EXERCISE: Omit all pictures, then retype the data exactly as given.

COLLECTED DATA:
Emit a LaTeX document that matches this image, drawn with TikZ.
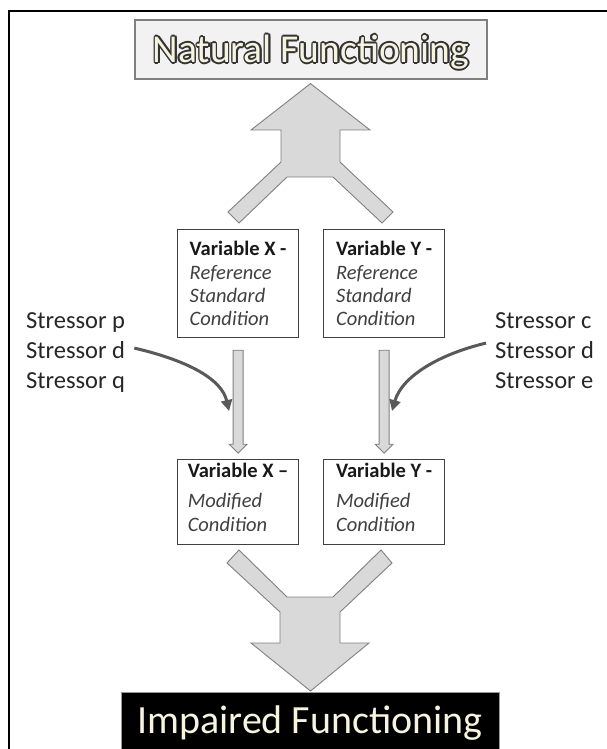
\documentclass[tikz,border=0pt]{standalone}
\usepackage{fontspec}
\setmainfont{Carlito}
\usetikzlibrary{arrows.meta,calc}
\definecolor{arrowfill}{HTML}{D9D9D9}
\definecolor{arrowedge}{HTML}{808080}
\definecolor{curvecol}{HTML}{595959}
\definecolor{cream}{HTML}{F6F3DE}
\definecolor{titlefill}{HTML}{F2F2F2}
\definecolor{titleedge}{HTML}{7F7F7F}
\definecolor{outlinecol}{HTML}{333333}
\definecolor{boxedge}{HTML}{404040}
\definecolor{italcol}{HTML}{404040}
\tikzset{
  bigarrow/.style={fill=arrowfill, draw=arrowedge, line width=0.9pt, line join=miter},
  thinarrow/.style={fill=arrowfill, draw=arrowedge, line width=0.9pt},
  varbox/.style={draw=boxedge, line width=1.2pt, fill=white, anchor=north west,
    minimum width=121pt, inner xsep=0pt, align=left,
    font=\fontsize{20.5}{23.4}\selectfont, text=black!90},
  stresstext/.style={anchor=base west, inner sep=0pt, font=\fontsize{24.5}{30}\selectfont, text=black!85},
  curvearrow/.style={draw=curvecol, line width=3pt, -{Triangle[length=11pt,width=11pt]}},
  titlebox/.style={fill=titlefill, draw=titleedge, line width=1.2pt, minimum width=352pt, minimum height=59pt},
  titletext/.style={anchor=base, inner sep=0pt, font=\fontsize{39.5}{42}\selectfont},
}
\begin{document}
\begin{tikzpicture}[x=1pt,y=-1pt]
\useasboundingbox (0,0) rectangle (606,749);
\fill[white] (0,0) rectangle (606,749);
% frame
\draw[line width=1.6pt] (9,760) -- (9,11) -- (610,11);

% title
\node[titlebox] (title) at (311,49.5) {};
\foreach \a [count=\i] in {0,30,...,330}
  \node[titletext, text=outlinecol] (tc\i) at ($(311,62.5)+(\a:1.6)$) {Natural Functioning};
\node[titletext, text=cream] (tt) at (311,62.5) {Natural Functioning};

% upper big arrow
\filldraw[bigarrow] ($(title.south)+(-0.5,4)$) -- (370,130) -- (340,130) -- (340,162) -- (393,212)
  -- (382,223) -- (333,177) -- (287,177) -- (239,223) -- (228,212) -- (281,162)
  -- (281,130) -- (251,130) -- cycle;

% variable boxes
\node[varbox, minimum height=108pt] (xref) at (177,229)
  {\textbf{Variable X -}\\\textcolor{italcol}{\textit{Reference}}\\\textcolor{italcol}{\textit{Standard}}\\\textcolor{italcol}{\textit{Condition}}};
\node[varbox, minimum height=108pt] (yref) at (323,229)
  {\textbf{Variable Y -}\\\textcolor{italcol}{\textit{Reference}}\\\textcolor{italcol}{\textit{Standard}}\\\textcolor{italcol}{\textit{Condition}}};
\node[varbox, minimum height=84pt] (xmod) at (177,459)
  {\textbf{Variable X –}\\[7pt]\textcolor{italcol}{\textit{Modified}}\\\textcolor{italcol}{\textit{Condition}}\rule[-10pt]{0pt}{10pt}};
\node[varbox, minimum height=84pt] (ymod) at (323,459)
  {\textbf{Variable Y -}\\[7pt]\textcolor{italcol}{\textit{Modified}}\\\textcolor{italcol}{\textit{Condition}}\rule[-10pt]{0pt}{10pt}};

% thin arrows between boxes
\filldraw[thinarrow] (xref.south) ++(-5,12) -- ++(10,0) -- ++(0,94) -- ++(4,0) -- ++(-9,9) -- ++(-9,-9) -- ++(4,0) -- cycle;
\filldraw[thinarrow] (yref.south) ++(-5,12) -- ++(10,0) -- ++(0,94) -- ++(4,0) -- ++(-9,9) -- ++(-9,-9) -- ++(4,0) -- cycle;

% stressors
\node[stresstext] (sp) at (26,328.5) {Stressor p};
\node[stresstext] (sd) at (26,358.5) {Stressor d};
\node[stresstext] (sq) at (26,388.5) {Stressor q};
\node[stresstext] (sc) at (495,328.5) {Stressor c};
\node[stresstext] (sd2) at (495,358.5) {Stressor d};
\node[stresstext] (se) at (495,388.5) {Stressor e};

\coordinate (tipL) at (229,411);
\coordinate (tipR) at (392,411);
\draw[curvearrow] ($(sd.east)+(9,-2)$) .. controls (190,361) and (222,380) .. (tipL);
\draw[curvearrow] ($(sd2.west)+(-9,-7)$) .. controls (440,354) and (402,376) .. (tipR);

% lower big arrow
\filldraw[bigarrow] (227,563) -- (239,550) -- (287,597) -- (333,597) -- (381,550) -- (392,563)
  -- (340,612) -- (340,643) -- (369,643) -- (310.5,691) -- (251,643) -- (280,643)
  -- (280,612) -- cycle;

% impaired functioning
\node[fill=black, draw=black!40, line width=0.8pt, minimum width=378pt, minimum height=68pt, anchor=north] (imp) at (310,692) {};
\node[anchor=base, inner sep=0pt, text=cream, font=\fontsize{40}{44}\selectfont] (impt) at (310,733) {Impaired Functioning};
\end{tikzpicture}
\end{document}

SOLVED EXERCISE:
Emit a LaTeX document that matches this image, drawn with TikZ.
\documentclass[tikz,border=0pt]{standalone}
\usepackage{fontspec}
\setmainfont{Carlito}
\usetikzlibrary{arrows.meta,calc}
\definecolor{arrowfill}{HTML}{D9D9D9}
\definecolor{arrowedge}{HTML}{808080}
\definecolor{curvecol}{HTML}{595959}
\definecolor{cream}{HTML}{F6F3DE}
\definecolor{titlefill}{HTML}{F2F2F2}
\definecolor{titleedge}{HTML}{7F7F7F}
\definecolor{outlinecol}{HTML}{333333}
\definecolor{boxedge}{HTML}{404040}
\definecolor{italcol}{HTML}{404040}
\tikzset{
  bigarrow/.style={fill=arrowfill, draw=arrowedge, line width=0.9pt, line join=miter},
  thinarrow/.style={fill=arrowfill, draw=arrowedge, line width=0.9pt},
  varbox/.style={draw=boxedge, line width=1.2pt, fill=white, anchor=north west,
    minimum width=121pt, inner xsep=0pt, align=left,
    font=\fontsize{20.5}{23.4}\selectfont, text=black!90},
  stresstext/.style={anchor=base west, inner sep=0pt, font=\fontsize{24.5}{30}\selectfont, text=black!85},
  curvearrow/.style={draw=curvecol, line width=3pt, -{Triangle[length=11pt,width=11pt]}},
  titlebox/.style={fill=titlefill, draw=titleedge, line width=1.2pt, minimum width=352pt, minimum height=59pt},
  titletext/.style={anchor=base, inner sep=0pt, font=\fontsize{39.5}{42}\selectfont},
}
\begin{document}
\begin{tikzpicture}[x=1pt,y=-1pt]
\useasboundingbox (0,0) rectangle (606,749);
\fill[white] (0,0) rectangle (606,749);
% frame
\draw[line width=1.6pt] (9,760) -- (9,11) -- (610,11);

% title
\node[titlebox] (title) at (311,49.5) {};
\foreach \a [count=\i] in {0,30,...,330}
  \node[titletext, text=outlinecol] (tc\i) at ($(311,62.5)+(\a:1.6)$) {Natural Functioning};
\node[titletext, text=cream] (tt) at (311,62.5) {Natural Functioning};

% upper big arrow
\filldraw[bigarrow] ($(title.south)+(-0.5,4)$) -- (370,130) -- (340,130) -- (340,162) -- (393,212)
  -- (382,223) -- (333,177) -- (287,177) -- (239,223) -- (228,212) -- (281,162)
  -- (281,130) -- (251,130) -- cycle;

% variable boxes
\node[varbox, minimum height=108pt] (xref) at (177,229)
  {\textbf{Variable X -}\\\textcolor{italcol}{\textit{Reference}}\\\textcolor{italcol}{\textit{Standard}}\\\textcolor{italcol}{\textit{Condition}}};
\node[varbox, minimum height=108pt] (yref) at (323,229)
  {\textbf{Variable Y -}\\\textcolor{italcol}{\textit{Reference}}\\\textcolor{italcol}{\textit{Standard}}\\\textcolor{italcol}{\textit{Condition}}};
\node[varbox, minimum height=84pt] (xmod) at (177,459)
  {\textbf{Variable X –}\\[7pt]\textcolor{italcol}{\textit{Modified}}\\\textcolor{italcol}{\textit{Condition}}\rule[-10pt]{0pt}{10pt}};
\node[varbox, minimum height=84pt] (ymod) at (323,459)
  {\textbf{Variable Y -}\\[7pt]\textcolor{italcol}{\textit{Modified}}\\\textcolor{italcol}{\textit{Condition}}\rule[-10pt]{0pt}{10pt}};

% thin arrows between boxes
\filldraw[thinarrow] (xref.south) ++(-5,12) -- ++(10,0) -- ++(0,94) -- ++(4,0) -- ++(-9,9) -- ++(-9,-9) -- ++(4,0) -- cycle;
\filldraw[thinarrow] (yref.south) ++(-5,12) -- ++(10,0) -- ++(0,94) -- ++(4,0) -- ++(-9,9) -- ++(-9,-9) -- ++(4,0) -- cycle;

% stressors
\node[stresstext] (sp) at (26,328.5) {Stressor p};
\node[stresstext] (sd) at (26,358.5) {Stressor d};
\node[stresstext] (sq) at (26,388.5) {Stressor q};
\node[stresstext] (sc) at (495,328.5) {Stressor c};
\node[stresstext] (sd2) at (495,358.5) {Stressor d};
\node[stresstext] (se) at (495,388.5) {Stressor e};

\coordinate (tipL) at (229,411);
\coordinate (tipR) at (392,411);
\draw[curvearrow] ($(sd.east)+(9,-2)$) .. controls (190,361) and (222,380) .. (tipL);
\draw[curvearrow] ($(sd2.west)+(-9,-7)$) .. controls (440,354) and (402,376) .. (tipR);

% lower big arrow
\filldraw[bigarrow] (227,563) -- (239,550) -- (287,597) -- (333,597) -- (381,550) -- (392,563)
  -- (340,612) -- (340,643) -- (369,643) -- (310.5,691) -- (251,643) -- (280,643)
  -- (280,612) -- cycle;

% impaired functioning
\node[fill=black, draw=black!40, line width=0.8pt, minimum width=378pt, minimum height=68pt, anchor=north] (imp) at (310,692) {};
\node[anchor=base, inner sep=0pt, text=cream, font=\fontsize{40}{44}\selectfont] (impt) at (310,733) {Impaired Functioning};
\end{tikzpicture}
\end{document}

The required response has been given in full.